Bilothorax is usually as a result of a biliopleural fistula due to a thoraco abdominal trauma or related with a surgical intervention, diaphragmatic defect and diseases of the bile duct. Also it could be occurred by the transmission of abdominal effusion from the diaphragmatic pores or tear in the diaphragm or via the lymphatics to the thorax. (1) – (4),(5) Traumatic rupture of the diaphragm resulting from blunt abdominal trauma remains a challenging clinical entity. Description of such type of injuries in children is scarce in the literature. (6) Review of the clinical literature reveals that, the majority (80-90%) of blunt diaphragmatic ruptures have occurred on the left side. The less common right-sided ruptures have more severe associated injuries and result in greater hemodynamic instability. (7)
Clinical presentation varies depending on the mechanism of injury (ie, blunt vs penetrating) and the presence of associated injuries. Symptoms of diaphragmatic injuries frequently are masked by associated injuries. The diaphragm is integral to normal ventilation, and injuries can result in significant ventilatory compromise. A history of respiratory difficulty and related pulmonary symptoms may indicate diaphragmatic disruption. Diagnosis of diaphragmatic rupture is often missed after blunt thoracic and abdominal injuries because diaphragmatic injury does not play an important role beside severe injuries of intrabdominal and/or thoracic organs. (7) In our case the cause of biliary pleural effusion was liver contusion associated with adjacent tear in the right dome of the diaphragm. We presume that the presence of liver adjacent to the diaphragmatic tear prevent herniation of the intestine, etc to the thoracic cavity. At the same time as the diaphragmatic tear was about 3 cm, so only allowed the bile to the pleural cavity.
Ultrasonography, CT scan of abdomen and chest and radionuclide scan can identify bile collections but may fail to determine the biliopleural fistula site.

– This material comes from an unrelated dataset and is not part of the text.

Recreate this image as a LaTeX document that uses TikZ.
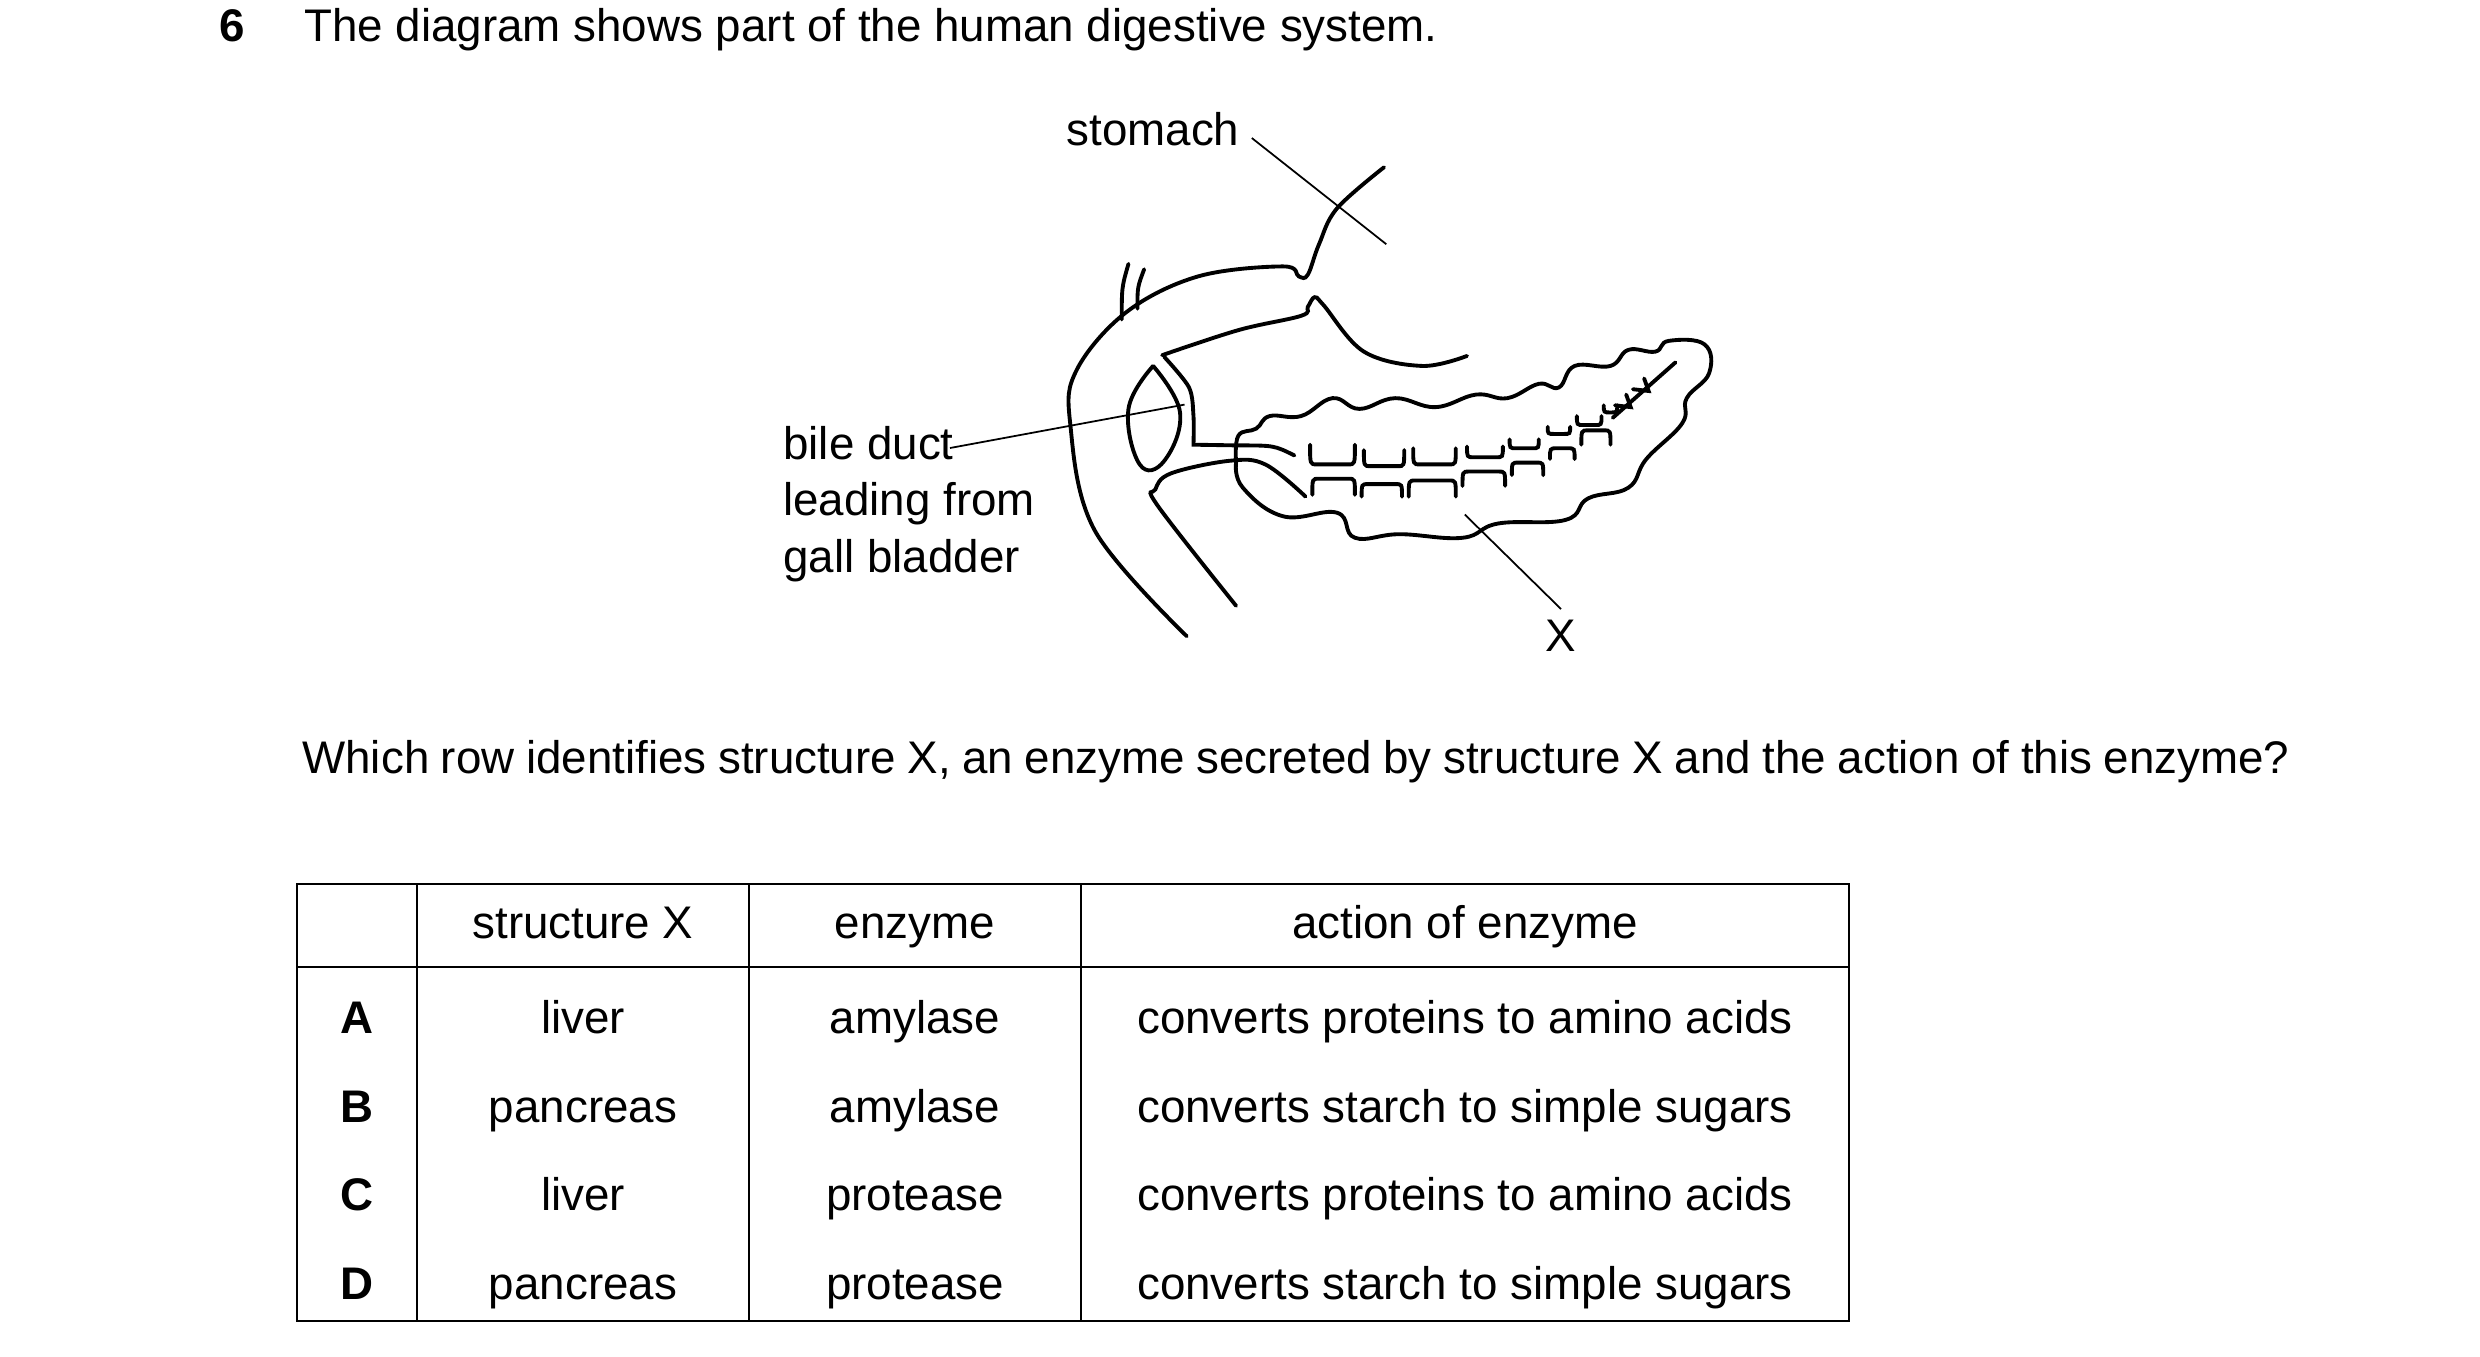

Literature substantiates endoscopic retrograde cholangiopancreatography as the imaging modality of the choice for the bilothorax. Definitive diagnoses require thoracentasis to demonstrate the bile in the pleural fluid and a total pleural bilirubin level higher than in serum. (2), (8)
Bilothorax can be managed by conservatively or surgically. Conservative management consists of thoracostomy tube drainage of bilious pleural collection, antibiotics and supportive. The somatostatin analog, octreotide may be used because it indirectly contracts gall bladder smooth muscle and relaxes the sphincter of Oddi. Surgical treatment is required if biliopleural fistula is large or tube drainage is unsuccessful. The pressure gradient driving the bile into the thorax should be relieved either by sphincterotomy and / or temporary placement of transampullary stent. Some patient may require laparotomy and or thoracotomy if there are associated major visceral injuries (2), (4) - (8).